*Stated exercise*: For every line in the data below that contains "matplotlib", copy the line.

*Collected material*:
+-------+
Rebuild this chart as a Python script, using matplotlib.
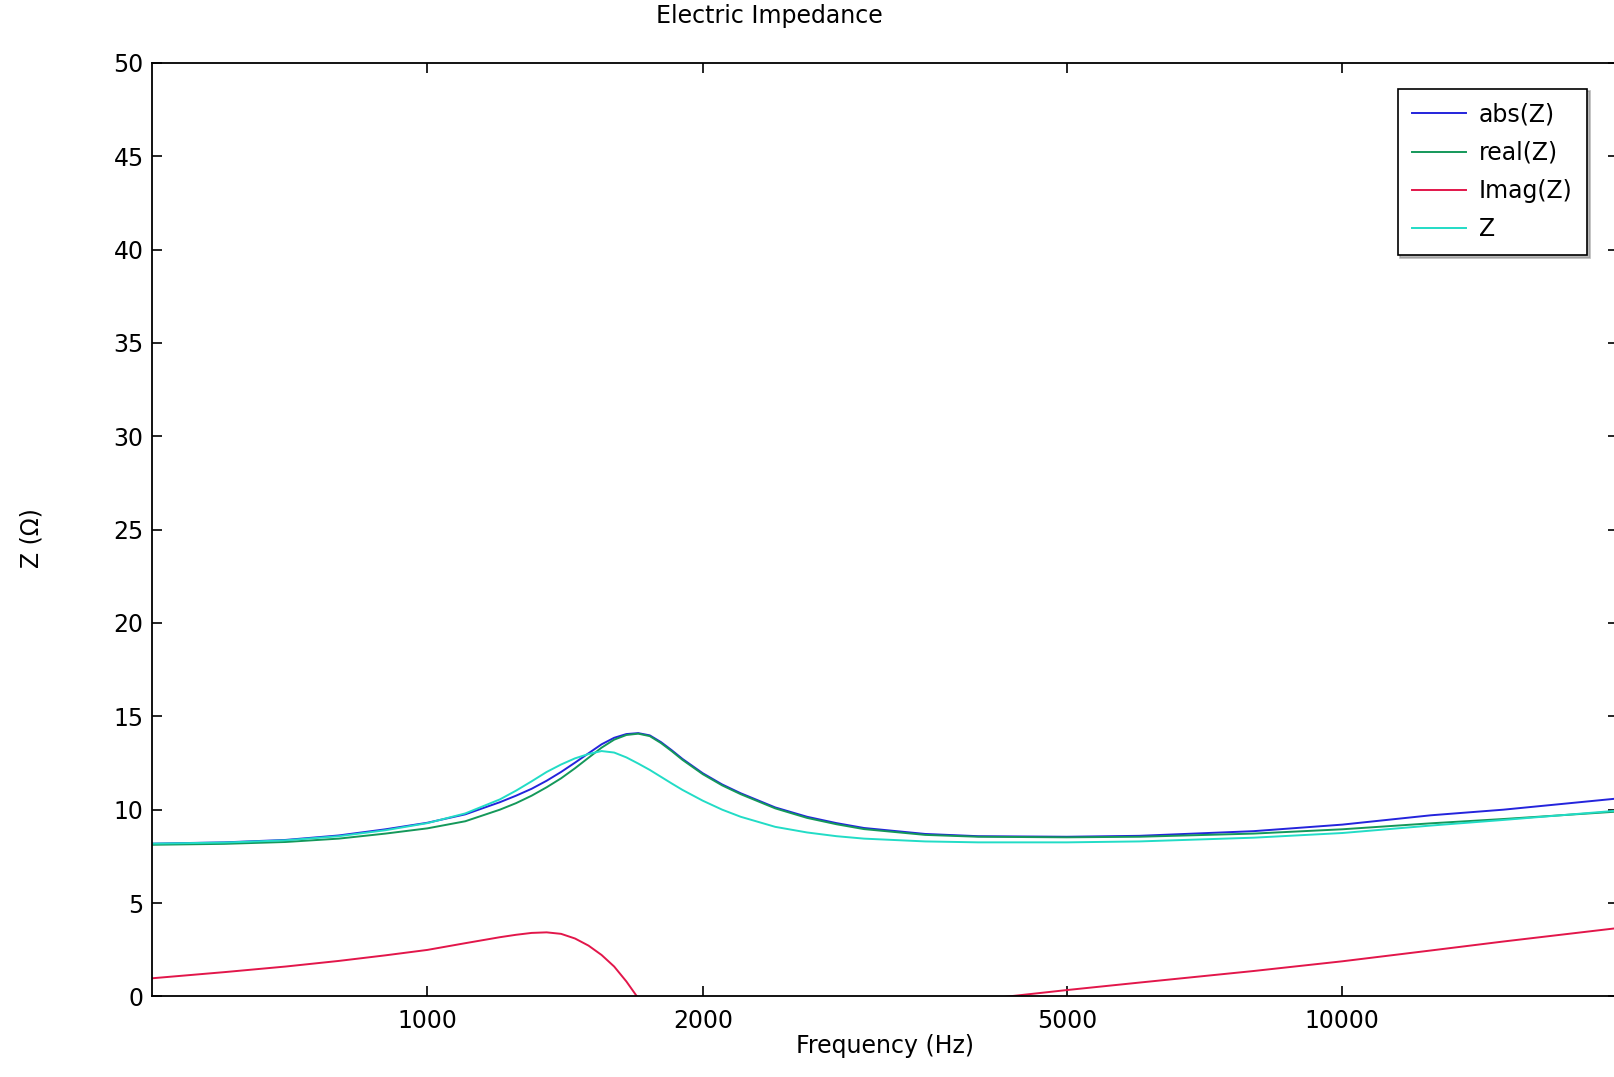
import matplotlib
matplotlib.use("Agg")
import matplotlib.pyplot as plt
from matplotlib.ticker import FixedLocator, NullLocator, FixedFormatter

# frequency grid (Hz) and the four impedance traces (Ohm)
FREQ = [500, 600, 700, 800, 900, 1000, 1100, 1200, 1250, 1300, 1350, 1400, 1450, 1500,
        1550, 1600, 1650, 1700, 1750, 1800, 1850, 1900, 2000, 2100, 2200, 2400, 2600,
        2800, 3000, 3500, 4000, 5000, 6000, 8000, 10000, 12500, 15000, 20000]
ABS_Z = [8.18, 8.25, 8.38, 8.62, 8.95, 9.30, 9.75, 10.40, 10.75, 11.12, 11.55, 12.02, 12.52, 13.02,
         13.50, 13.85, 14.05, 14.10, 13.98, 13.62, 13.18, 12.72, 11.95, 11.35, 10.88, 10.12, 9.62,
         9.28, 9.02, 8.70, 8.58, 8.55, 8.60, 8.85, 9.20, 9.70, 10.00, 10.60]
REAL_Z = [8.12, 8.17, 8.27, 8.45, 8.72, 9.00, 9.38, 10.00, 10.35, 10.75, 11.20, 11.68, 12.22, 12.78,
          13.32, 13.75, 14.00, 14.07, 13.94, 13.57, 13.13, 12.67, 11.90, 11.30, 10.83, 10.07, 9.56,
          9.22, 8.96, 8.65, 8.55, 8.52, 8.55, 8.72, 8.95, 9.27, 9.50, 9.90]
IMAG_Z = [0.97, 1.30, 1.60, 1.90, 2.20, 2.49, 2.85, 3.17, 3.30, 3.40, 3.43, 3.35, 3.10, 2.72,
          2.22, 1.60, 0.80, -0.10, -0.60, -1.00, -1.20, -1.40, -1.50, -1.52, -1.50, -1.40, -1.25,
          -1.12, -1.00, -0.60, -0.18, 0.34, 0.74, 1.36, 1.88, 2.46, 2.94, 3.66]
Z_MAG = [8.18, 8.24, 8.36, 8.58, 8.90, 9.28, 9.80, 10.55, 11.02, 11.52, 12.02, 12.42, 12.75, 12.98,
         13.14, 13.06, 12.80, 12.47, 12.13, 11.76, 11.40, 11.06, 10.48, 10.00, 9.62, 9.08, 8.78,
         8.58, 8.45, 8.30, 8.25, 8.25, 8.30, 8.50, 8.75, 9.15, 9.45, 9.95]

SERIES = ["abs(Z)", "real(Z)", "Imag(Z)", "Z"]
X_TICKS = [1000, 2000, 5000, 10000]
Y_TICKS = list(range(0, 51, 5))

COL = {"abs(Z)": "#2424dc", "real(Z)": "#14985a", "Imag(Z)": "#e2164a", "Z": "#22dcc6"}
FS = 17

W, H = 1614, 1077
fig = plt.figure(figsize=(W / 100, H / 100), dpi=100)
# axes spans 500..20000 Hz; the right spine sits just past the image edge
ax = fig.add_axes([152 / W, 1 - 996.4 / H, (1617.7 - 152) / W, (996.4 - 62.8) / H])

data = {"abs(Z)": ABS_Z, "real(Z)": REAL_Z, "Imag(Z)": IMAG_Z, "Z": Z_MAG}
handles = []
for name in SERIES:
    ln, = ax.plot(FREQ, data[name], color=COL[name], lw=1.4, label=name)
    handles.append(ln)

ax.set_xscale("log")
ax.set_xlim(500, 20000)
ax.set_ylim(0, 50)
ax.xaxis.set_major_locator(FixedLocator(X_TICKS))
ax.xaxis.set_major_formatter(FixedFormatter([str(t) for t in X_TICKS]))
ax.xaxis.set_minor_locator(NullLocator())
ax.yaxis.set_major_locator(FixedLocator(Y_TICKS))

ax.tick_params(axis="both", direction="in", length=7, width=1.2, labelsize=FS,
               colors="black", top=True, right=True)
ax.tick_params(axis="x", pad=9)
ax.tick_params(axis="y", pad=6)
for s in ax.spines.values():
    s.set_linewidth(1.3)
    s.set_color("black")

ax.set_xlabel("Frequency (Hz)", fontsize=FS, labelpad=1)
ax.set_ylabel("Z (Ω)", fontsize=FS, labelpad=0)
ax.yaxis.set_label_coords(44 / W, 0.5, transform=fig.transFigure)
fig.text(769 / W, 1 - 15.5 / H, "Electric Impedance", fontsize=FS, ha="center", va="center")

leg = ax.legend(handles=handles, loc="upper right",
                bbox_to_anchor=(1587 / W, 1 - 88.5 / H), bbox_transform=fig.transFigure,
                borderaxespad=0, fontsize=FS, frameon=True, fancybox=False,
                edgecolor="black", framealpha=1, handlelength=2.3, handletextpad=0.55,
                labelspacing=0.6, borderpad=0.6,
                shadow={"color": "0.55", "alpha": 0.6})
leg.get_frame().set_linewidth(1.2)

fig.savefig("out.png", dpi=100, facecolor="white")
+-------+
*Output of the task*:
Rebuild this chart as a Python script, using matplotlib.
import matplotlib
matplotlib.use("Agg")
import matplotlib.pyplot as plt
from matplotlib.ticker import FixedLocator, NullLocator, FixedFormatter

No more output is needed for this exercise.